Hace bastante tiempo, tuve el placer de visitar la primera gran exposición dedicada al pintor Barceló en mi ciudad natal. Barcelona. Recuerdo que en aquella ocasión me acompañaba un viejo pintor amigo mío, cuyo nombre silenciaré, que se asombró mucho más de mi pasmo hacia la obra del pintor mallorquín que de la obra en sí. Y, con la sabiduría que sólo dan los años, estuvo observándome de reojo un buen rato, en silencio, atento a mi entusiasmo desbocado. Al salir del museo, ya en la calle, emitió su veredicto: "Bueno, no está mal. Este chico es un cruce bastante pulido entre Tapies y Kiefer". Confieso que me quedé de una pieza. En aquella época conocía bien a Tapies, entre otras razones porque algunos amigos modernillos de mis padres tenían cuadros suyos colgados del salón o del comedor de sus casas. Pero del tal Kiefer, lo confieso, nada de nada. Así que me puse a olfatear su rastro, siguiendo las pistas de mi amigo, hasta que me encontré con el pintor más importante de los últimos treinta años.

Ya en Francia, mis pesquisas dieron frutos más jugosos. Allí Anselm Kiefer (Alemania, 1945) era un artista muy apreciado -no sólo por residir en el sur del país- sino porque exponía con cierta regularidad. Y, sobre todo, porque su obra se sustentaba en diversos pilares de la tradición cultural europea, especialmente la literatura. Dicha tradición era, sobre todo, germánica: Goethe, por ejemplo, o Heidegger, o una pareja de poetas tan sutil y atormentada como Paul Celan e Ingebor Bachmann. En todo caso, lo interesante para mí fue constatar que mi amigo tenía razón, es decir, que la huella de Kiefer sobre Barceló era tan grande y evidente que, por si aún me quedaba alguna duda, abandoné para siempre esa idea según la cual la obra de arte es fruto del ingenio de un solo individuo. O mejor dicho, que ese individuo crea de espaldas a la Historia y al quehacer de sus contemporáneos. Es verdad que había diferencias entre maestro y discípulo. Pero el vigor y densidad de la pincelada, la mezcla de materiales, la aproximación al hecho pictórico, la síntesis perfecta entre modernidad y tradición (un comodín, por cierto, bastante cargante como concepto), la presencia de la naturaleza, el grosor, sobre todo el grosor, eran casi idénticos. A la grisura nórdica de Kiefer, a su paleta arrebatada y monocromática, Barceló había añadido nuestro rico frutero mediterráneo. Poco más.

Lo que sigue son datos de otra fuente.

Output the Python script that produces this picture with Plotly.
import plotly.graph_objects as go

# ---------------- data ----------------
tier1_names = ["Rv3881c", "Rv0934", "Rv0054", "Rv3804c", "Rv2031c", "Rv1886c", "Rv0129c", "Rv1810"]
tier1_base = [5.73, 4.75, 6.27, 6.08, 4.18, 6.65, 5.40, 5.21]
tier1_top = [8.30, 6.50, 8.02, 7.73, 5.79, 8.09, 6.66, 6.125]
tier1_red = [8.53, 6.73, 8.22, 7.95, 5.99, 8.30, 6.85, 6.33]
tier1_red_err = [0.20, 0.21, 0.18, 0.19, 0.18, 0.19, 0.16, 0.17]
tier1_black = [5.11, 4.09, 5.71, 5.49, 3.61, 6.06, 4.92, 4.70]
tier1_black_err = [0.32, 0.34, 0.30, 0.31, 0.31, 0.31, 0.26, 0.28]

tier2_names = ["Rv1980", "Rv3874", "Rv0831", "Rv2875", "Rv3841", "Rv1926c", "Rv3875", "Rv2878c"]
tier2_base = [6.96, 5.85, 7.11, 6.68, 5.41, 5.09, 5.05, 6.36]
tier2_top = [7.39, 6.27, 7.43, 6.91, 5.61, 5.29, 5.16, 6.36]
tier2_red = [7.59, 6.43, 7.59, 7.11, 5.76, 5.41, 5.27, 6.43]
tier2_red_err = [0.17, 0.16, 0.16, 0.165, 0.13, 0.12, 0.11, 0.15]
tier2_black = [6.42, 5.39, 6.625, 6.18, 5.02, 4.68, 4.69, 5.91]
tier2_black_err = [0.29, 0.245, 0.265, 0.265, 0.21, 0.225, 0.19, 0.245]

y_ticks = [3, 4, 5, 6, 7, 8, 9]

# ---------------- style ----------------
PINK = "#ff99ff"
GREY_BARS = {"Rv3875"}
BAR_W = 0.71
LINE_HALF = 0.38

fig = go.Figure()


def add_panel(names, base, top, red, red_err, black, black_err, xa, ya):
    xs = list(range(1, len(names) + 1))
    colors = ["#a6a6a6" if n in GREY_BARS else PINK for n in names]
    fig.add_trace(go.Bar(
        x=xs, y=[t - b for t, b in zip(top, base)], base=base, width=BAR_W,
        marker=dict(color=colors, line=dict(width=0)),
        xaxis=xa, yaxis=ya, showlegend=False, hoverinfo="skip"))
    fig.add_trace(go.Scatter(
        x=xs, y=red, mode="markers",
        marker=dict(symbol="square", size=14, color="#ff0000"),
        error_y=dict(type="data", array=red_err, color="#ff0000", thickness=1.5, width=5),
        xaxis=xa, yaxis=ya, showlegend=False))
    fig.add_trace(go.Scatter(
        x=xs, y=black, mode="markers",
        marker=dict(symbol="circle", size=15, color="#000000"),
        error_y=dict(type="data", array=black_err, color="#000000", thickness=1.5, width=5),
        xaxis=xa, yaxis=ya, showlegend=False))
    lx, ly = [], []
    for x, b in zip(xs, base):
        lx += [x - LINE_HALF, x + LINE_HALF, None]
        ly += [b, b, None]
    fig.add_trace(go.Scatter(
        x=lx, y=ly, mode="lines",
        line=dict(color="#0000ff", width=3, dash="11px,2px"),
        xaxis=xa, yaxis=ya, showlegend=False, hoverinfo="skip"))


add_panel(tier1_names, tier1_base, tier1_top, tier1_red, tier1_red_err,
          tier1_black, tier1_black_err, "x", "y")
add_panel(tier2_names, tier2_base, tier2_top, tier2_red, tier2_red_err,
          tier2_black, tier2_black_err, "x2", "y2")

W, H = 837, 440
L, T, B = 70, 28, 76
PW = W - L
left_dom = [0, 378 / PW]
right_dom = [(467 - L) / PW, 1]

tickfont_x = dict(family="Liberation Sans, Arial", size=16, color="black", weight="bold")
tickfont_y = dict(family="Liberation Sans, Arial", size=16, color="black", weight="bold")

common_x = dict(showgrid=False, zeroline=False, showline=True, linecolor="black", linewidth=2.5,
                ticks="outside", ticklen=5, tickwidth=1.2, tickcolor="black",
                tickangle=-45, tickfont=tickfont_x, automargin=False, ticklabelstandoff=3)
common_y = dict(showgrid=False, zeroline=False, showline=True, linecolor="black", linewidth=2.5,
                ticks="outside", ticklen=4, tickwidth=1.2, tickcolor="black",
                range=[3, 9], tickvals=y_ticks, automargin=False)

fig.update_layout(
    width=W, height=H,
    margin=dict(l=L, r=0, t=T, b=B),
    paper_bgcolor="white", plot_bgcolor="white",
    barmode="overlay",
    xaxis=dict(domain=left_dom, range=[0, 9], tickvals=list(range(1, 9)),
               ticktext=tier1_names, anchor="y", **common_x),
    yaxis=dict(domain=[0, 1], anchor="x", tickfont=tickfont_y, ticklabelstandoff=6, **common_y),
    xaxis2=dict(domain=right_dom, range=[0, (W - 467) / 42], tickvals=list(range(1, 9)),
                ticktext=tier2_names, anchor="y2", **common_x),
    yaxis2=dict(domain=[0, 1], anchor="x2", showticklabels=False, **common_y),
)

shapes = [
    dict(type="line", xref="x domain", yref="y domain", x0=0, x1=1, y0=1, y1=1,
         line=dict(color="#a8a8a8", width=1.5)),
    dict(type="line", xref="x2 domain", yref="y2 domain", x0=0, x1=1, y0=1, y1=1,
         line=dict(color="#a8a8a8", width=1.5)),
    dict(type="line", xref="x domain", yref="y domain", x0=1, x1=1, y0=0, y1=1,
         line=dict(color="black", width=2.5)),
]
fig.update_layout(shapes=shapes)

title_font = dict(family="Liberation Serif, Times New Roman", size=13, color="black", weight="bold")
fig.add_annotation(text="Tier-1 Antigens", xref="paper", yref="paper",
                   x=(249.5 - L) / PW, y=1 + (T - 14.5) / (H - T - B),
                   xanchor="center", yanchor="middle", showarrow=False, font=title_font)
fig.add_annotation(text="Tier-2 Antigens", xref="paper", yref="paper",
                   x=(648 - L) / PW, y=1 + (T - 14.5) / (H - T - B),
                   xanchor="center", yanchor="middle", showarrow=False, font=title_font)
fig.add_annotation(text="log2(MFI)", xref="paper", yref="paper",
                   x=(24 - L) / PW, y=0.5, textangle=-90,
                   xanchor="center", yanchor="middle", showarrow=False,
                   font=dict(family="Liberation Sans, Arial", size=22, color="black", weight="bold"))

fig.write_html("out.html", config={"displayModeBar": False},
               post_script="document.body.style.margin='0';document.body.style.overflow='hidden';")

Esta semana, se ha inaugurado en Es Baluard la primera muestra individual dedicada a Kiefer en Baleares. A simple vista la muestra carece de la excelencia de la del Museo Guggenheim de Bilbao, hace un par de años. El período de la obras elegidas tampoco corresponde a la época que tanto influyó en Barceló. No importa. Estoy seguro de que será una de la grandes citas del año. Si alguien piensa aún que el hacedor de la Cúpula de Ginebra nació por generación espontánea, que se dé una vuelta. No va a creérselo. Un cuadro basta.